» **Dataset content**
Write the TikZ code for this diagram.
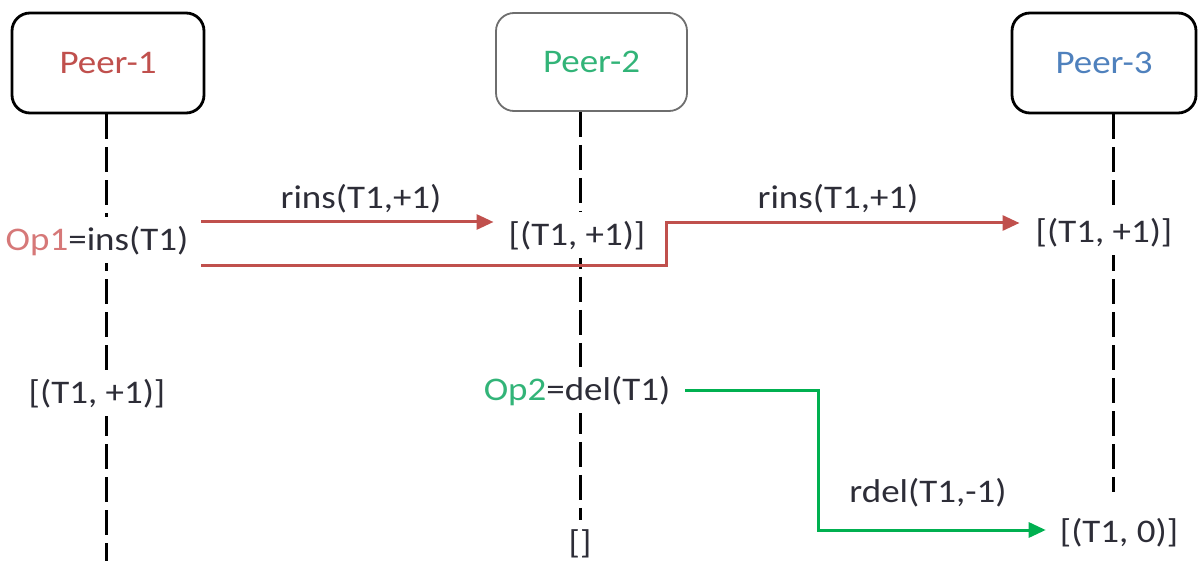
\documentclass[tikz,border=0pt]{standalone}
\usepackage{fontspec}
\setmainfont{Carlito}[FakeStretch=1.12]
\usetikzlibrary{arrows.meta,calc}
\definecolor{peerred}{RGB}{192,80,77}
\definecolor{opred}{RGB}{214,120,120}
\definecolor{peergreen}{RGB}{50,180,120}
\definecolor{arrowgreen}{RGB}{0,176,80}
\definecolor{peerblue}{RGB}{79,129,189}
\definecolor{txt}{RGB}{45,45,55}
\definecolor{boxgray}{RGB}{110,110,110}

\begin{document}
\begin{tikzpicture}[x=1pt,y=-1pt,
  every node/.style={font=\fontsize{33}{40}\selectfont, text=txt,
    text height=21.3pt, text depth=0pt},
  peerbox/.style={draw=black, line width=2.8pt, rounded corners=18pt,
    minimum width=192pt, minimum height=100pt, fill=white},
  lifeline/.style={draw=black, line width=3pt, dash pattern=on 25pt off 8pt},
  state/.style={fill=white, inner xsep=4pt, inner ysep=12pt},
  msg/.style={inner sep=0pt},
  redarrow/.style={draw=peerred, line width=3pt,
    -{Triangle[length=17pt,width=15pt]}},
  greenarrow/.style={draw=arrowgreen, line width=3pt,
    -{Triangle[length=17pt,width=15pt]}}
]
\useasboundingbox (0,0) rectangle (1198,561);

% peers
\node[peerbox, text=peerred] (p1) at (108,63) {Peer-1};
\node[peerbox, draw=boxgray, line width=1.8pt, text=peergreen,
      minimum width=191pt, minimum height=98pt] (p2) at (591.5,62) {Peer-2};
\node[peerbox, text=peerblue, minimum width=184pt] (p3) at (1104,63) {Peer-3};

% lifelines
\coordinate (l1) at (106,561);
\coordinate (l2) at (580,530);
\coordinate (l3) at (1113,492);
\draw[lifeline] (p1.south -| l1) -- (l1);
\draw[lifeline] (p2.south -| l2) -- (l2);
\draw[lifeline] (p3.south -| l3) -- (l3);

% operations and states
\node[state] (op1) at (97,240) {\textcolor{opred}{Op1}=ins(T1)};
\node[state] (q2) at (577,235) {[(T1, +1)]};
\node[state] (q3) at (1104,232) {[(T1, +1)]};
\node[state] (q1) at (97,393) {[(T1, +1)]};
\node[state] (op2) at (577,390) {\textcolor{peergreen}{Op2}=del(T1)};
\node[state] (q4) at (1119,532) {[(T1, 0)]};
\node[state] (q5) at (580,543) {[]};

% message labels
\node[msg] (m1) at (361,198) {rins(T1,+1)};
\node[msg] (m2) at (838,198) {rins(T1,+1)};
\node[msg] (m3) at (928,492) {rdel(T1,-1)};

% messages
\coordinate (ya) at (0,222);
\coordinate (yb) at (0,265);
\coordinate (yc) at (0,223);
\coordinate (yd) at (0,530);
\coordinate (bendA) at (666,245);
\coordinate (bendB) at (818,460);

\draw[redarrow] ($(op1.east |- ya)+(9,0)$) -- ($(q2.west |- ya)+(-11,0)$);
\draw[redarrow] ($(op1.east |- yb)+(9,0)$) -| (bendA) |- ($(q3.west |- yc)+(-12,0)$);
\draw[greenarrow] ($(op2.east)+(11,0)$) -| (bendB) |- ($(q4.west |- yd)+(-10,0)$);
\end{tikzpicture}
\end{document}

» **Exercise details**
Would you reproduce the lines above, from the very first through the line containing "(0,0) rectangle (1198,561);", exactly and without the pictures?

» **Solution to the problem**
Write the TikZ code for this diagram.
\documentclass[tikz,border=0pt]{standalone}
\usepackage{fontspec}
\setmainfont{Carlito}[FakeStretch=1.12]
\usetikzlibrary{arrows.meta,calc}
\definecolor{peerred}{RGB}{192,80,77}
\definecolor{opred}{RGB}{214,120,120}
\definecolor{peergreen}{RGB}{50,180,120}
\definecolor{arrowgreen}{RGB}{0,176,80}
\definecolor{peerblue}{RGB}{79,129,189}
\definecolor{txt}{RGB}{45,45,55}
\definecolor{boxgray}{RGB}{110,110,110}

\begin{document}
\begin{tikzpicture}[x=1pt,y=-1pt,
  every node/.style={font=\fontsize{33}{40}\selectfont, text=txt,
    text height=21.3pt, text depth=0pt},
  peerbox/.style={draw=black, line width=2.8pt, rounded corners=18pt,
    minimum width=192pt, minimum height=100pt, fill=white},
  lifeline/.style={draw=black, line width=3pt, dash pattern=on 25pt off 8pt},
  state/.style={fill=white, inner xsep=4pt, inner ysep=12pt},
  msg/.style={inner sep=0pt},
  redarrow/.style={draw=peerred, line width=3pt,
    -{Triangle[length=17pt,width=15pt]}},
  greenarrow/.style={draw=arrowgreen, line width=3pt,
    -{Triangle[length=17pt,width=15pt]}}
]
\useasboundingbox (0,0) rectangle (1198,561);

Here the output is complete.